EDITORIALE
Il mondo digitale è un terreno da missionari del Pime il cui carisma si può riassume in poche parole: portare l’annuncio di Gesù laddove non è conosciuto.
In questo numero della rivista la missione si confronta con la comunicazione social e si domanda quale sia il bene che può essere veicolato attraverso i nuovi strumenti digitali, in particolare ai giovani. Riusciremo ancora a catturare il loro interesse, il loro cuore per portarlo a Gesù Cristo stando sulle piazze virtuali che essi frequentano e nelle quali noi adulti siamo un po’ impacciati se non a disagio?
Questa domanda è ineludibile e va presa con grandissima serietà perché ne va del senso ultimo della Chiesa: testimoniare il Vangelo. In quest’ottica il mondo digitale è un terreno da missionari del Pime il cui carisma si può riassume in poche parole: portare l’annuncio di Gesù laddove non è conosciuto per fondare la Chiesa.
A metà del Diciannovesimo secolo, un gruppo sparuto di giovani missionari partiva alla volta di un Paese lontanissimo e sconosciuto, la Papua Nuova Guinea. Non fu un’esperienza di successo, anzi. Tra morte e malattia la missione fallì, ma fu l’inizio di una storia gloriosa che dura da 171 anni, quella di pochi uomini testardi che solcano mari e oceani semplicemente per dire, a qualcuno che non li ha chiamati, che conoscere Gesù è bello, vale la pena vivere con lui come compagno di viaggio.
I missionari del Pime hanno fatto dell’incontro con i popoli e le persone lo strumento con cui annunciare il Vangelo. Dentro le relazioni che hanno instaurato, la Buona Notizia ha preso carne e sono nate storie di conversione bellissime e spesso commoventi, vite cambiate, letteralmente salvate da questa relazione. Ecco, anche il terreno digitale non può fare a meno di questo incontro. Mai. Né per insegnare in una classe di liceo, né per il lavoro in ufficio, né per l’annuncio missionario.
Nella Silicon Valley i colossi del digitale stanno chiedendo ai propri dipendenti di trascorrere almeno metà del loro tempo in presenza riducendo il lavoro da remoto. Tra gli adolescenti aumentano i casi di depressione. Ci stiamo accorgendo che senza l’incontro con l’altro in carne e ossa non possiamo stare. Se la pandemia non ci ha insegnato questo, abbiamo perso un’occasione fondamentale.

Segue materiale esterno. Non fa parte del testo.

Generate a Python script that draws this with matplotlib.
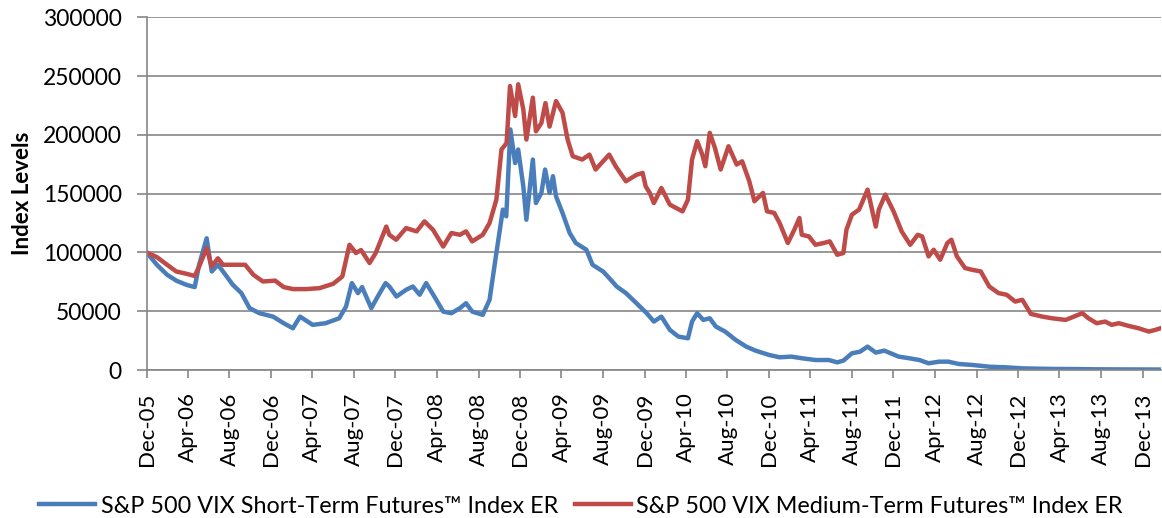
import matplotlib
matplotlib.use("Agg")
import matplotlib.pyplot as plt
import matplotlib.dates as mdates
import pandas as pd

# S&P 500 VIX Short-Term Futures Index ER (values in thousands)
short_dates = [
    "2005-12-20", "2006-01-19", "2006-02-18", "2006-03-17", "2006-04-16", "2006-05-10",
    "2006-05-23", "2006-06-14", "2006-06-29", "2006-07-17", "2006-08-01", "2006-08-30",
    "2006-09-24", "2006-10-18", "2006-11-16", "2006-12-26", "2007-01-26", "2007-02-22",
    "2007-03-15", "2007-04-21", "2007-05-29", "2007-07-08", "2007-07-28", "2007-08-14",
    "2007-09-01", "2007-09-13", "2007-10-10", "2007-10-29", "2007-11-21", "2007-12-02",
    "2007-12-23", "2008-01-20", "2008-02-09", "2008-02-29", "2008-03-19", "2008-04-12",
    "2008-05-08", "2008-06-01", "2008-06-26", "2008-07-14", "2008-08-01", "2008-09-01",
    "2008-09-21", "2008-10-11", "2008-10-30", "2008-11-09", "2008-11-21", "2008-12-05",
    "2008-12-14", "2008-12-29", "2009-01-07", "2009-01-26", "2009-02-04", "2009-02-20",
    "2009-03-03", "2009-03-16", "2009-03-26", "2009-04-04", "2009-04-23", "2009-05-14",
    "2009-06-01", "2009-07-02", "2009-07-20", "2009-08-20", "2009-09-07", "2009-09-29",
    "2009-10-26", "2009-11-26", "2009-12-26", "2010-01-16", "2010-02-07", "2010-03-04",
    "2010-03-29", "2010-04-26", "2010-05-08", "2010-05-23", "2010-06-10", "2010-06-29",
    "2010-07-17", "2010-08-13", "2010-09-13", "2010-10-14", "2010-11-10", "2010-12-20",
    "2011-01-20", "2011-02-23", "2011-03-26", "2011-05-05", "2011-06-13", "2011-07-08",
    "2011-07-26", "2011-08-20", "2011-09-13", "2011-10-05", "2011-10-29", "2011-11-23",
    "2011-12-17", "2012-01-04", "2012-02-04", "2012-03-05", "2012-04-01", "2012-05-02",
    "2012-05-29", "2012-06-29", "2012-08-07", "2012-09-26", "2012-11-13", "2013-01-01",
    "2013-02-20", "2013-04-07", "2013-06-04", "2013-08-01", "2013-10-20", "2014-02-10",
]
short_vals = [
    100, 89.5, 81, 76, 72.4, 70.5,
    89.5, 112, 83.8, 89.5, 83.8, 72.4,
    65.4, 52.6, 48.3, 45.4, 39.8, 35.5,
    45.4, 38.4, 39.8, 44, 54, 73.9,
    65.4, 70.5, 52.6, 62.5, 73.9, 71,
    62.5, 68.2, 71, 64, 73.9, 62.5,
    49.7, 48.3, 52.6, 56.8, 49.7, 46.9,
    59.7, 99.5, 136.4, 130.7, 204.6, 176,
    187.5, 156.2, 127.8, 179, 142, 150.6,
    170.5, 150.6, 164.8, 147.7, 133.6, 116.5,
    108, 102.3, 89.5, 83.8, 78.2, 71,
    65.4, 56.8, 48.3, 41.2, 45.4, 34.1,
    28.4, 27, 41.2, 48.3, 42.6, 44,
    36.9, 32.7, 25.6, 19.9, 16.5, 12.8,
    10.8, 11.4, 10, 8.5, 8.5, 6.5,
    8, 14.2, 15.6, 19.9, 14.8, 16.5,
    13.6, 11.4, 10, 8.5, 5.7, 7.1,
    7.1, 5.1, 4.3, 2.8, 2.3, 1.4,
    1.1, 0.9, 0.8, 0.6, 0.5, 0.4,
]

# S&P 500 VIX Medium-Term Futures Index ER (values in thousands)
medium_dates = [
    "2005-12-20", "2006-01-19", "2006-02-18", "2006-03-17", "2006-04-16", "2006-05-10",
    "2006-05-23", "2006-06-14", "2006-06-29", "2006-07-17", "2006-08-01", "2006-08-30",
    "2006-10-05", "2006-10-29", "2006-11-26", "2007-01-01", "2007-01-26", "2007-02-23",
    "2007-04-01", "2007-05-11", "2007-06-20", "2007-07-17", "2007-08-07", "2007-08-26",
    "2007-09-10", "2007-10-05", "2007-10-23", "2007-11-23", "2007-12-02", "2007-12-22",
    "2008-01-20", "2008-02-20", "2008-03-14", "2008-04-08", "2008-05-08", "2008-06-01",
    "2008-06-26", "2008-07-14", "2008-08-01", "2008-09-01", "2008-09-21", "2008-10-11",
    "2008-10-26", "2008-11-10", "2008-11-20", "2008-12-05", "2008-12-14", "2008-12-29",
    "2009-01-07", "2009-01-26", "2009-02-04", "2009-02-20", "2009-03-04", "2009-03-16",
    "2009-04-04", "2009-04-23", "2009-05-08", "2009-05-23", "2009-06-20", "2009-07-11",
    "2009-07-29", "2009-09-07", "2009-09-26", "2009-10-26", "2009-11-26", "2009-12-14",
    "2009-12-23", "2010-01-04", "2010-01-16", "2010-02-07", "2010-03-04", "2010-04-10",
    "2010-04-26", "2010-05-08", "2010-05-23", "2010-06-07", "2010-06-16", "2010-06-29",
    "2010-07-14", "2010-07-31", "2010-08-23", "2010-09-16", "2010-10-02", "2010-10-23",
    "2010-11-07", "2010-12-02", "2010-12-14", "2011-01-04", "2011-01-20", "2011-02-13",
    "2011-03-04", "2011-03-19", "2011-03-26", "2011-04-16", "2011-05-05", "2011-05-29",
    "2011-06-16", "2011-07-08", "2011-07-26", "2011-08-04", "2011-08-20", "2011-09-10",
    "2011-10-05", "2011-10-29", "2011-11-07", "2011-11-26", "2011-12-08", "2011-12-20",
    "2012-01-13", "2012-02-07", "2012-02-29", "2012-03-13", "2012-04-01", "2012-04-16",
    "2012-05-05", "2012-05-26", "2012-06-07", "2012-06-23", "2012-07-17", "2012-08-07",
    "2012-09-01", "2012-09-26", "2012-10-23", "2012-11-16", "2012-12-11", "2013-01-01",
    "2013-01-26", "2013-03-01", "2013-03-29", "2013-05-08", "2013-06-01", "2013-06-26",
    "2013-07-14", "2013-08-07", "2013-09-01", "2013-09-20", "2013-10-11", "2013-11-09",
    "2013-12-08", "2014-01-07", "2014-01-26", "2014-02-10",
]
medium_vals = [
    100, 96, 89.5, 83.8, 81.8, 80,
    88, 103.7, 88, 95, 89.5, 89.5,
    89.5, 81, 75.3, 76, 70.5, 68.8,
    68.8, 69.6, 73.3, 79.5, 106.5, 99.5,
    102, 91, 99.5, 122, 115, 110.8,
    120.7, 117.9, 126.4, 119.3, 105, 116.5,
    115, 117.9, 109.4, 115, 125, 144.9,
    187.5, 193, 241.5, 216, 243, 221.6,
    196, 231.6, 203, 210, 227, 207,
    228.7, 218.8, 196, 181.8, 179, 183.2,
    170.5, 183.2, 173.3, 160.5, 166, 167.6,
    156.2, 150.6, 142, 154.8, 140.6, 134.9,
    144.9, 179, 194.6, 183.2, 173.3, 201.7,
    189, 170.5, 190.3, 174.7, 177.5, 160.5,
    143.5, 150.6, 134.9, 133.6, 125, 108,
    119.3, 129.3, 115, 113.6, 106.5, 108,
    109.4, 98, 99.5, 119.3, 132.1, 136.4,
    153.4, 122, 136.4, 149.2, 142, 135,
    117.9, 106.5, 115, 113.6, 96.6, 102.3,
    93.8, 108, 110.8, 96.6, 86.7, 85.2,
    83.8, 71, 65.4, 64, 58.2, 59.7,
    47.7, 45.4, 44, 42.6, 45.4, 48.3,
    44, 39.8, 41.2, 38.4, 39.8, 37.5,
    35.5, 32.7, 34.1, 35.5,
]

series_labels = [
    "S&P 500 VIX Short-Term Futures\u2122 Index ER",
    "S&P 500 VIX Medium-Term Futures\u2122 Index ER",
]

FONT = ["Lato", "DejaVu Sans"]
plt.rcParams["font.family"] = FONT
GRID = "#868686"

fig = plt.figure(figsize=(11.62, 5.18), dpi=100)
ax = fig.add_axes([0.1262, 0.2857, 0.873, 0.681])

ax.plot(pd.to_datetime(short_dates), [v * 1000 for v in short_vals],
        color="#4a7ebb", lw=3.2, label=series_labels[0], solid_joinstyle="round")
ax.plot(pd.to_datetime(medium_dates), [v * 1000 for v in medium_vals],
        color="#be4b48", lw=3.2, label=series_labels[1], solid_joinstyle="round")

ax.set_ylim(0, 300000)
ax.set_yticks(range(0, 300001, 50000))
ax.set_xlim(pd.Timestamp("2005-12-20"), pd.Timestamp("2014-02-12"))
ax.set_xticks(pd.date_range("2005-12-20", "2014-01-31", freq=pd.DateOffset(months=4)))
ax.xaxis.set_major_formatter(mdates.DateFormatter("%b-%y"))

ax.grid(axis="y", color=GRID, lw=1.2)
ax.set_axisbelow(True)
for side in ["top", "right"]:
    ax.spines[side].set_visible(False)
for side in ["left", "bottom"]:
    ax.spines[side].set_color(GRID)
    ax.spines[side].set_linewidth(1.2)

ax.tick_params(axis="y", length=7, width=1.2, color=GRID, pad=11, labelsize=16.5)
ax.tick_params(axis="x", length=6, width=1.2, color=GRID, pad=10, labelsize=16,
               labelrotation=90)

ax.set_ylabel("Index Levels", fontsize=16, fontweight="bold", labelpad=4)
ax.yaxis.set_label_coords(-0.112, 0.5)

fig.legend(loc="center", bbox_to_anchor=(0.5, 0.023), ncol=2, frameon=False,
           fontsize=16.8, handlelength=2.4, handletextpad=0.25, columnspacing=0.7)

fig.savefig("out.png", dpi=100)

Davide, nella rubrica in cui racconta la sua esperienza di un mese in Thailandia, dice: «Ho vissuto lo stare. Durante tutto Giovani e Missione ci hanno fatto una testa così con questo “fare versus stare”… Ora devo ammettere che avevano proprio ragione, perché la parte più importante di questa missione era proprio lo “stare”. Solo così sono riuscito a vedere le cose da un’altra prospettiva e vivere qualcosa di unico». Certamente è bene essere nel mondo digitale per annunciare il Vangelo anche lì, ma non possiamo rinunciare allo “stare” di cui parla Davide, all’incontro personale e reale, allo scambio di sguardi vero e diretto, perché se il «Verbo si è fatto carne» noi non possiamo prescindere dalla carne per portare il Verbo a chi non lo conosce. I giovani frequentano le piazze digitali: dobbiamo incontrarli lì per conoscerli e poterli poi abbracciare per davvero, quando il virus ce lo permetterà, dicendo: «Il Signore è già con te, e questo abbraccio ne è la testimonianza».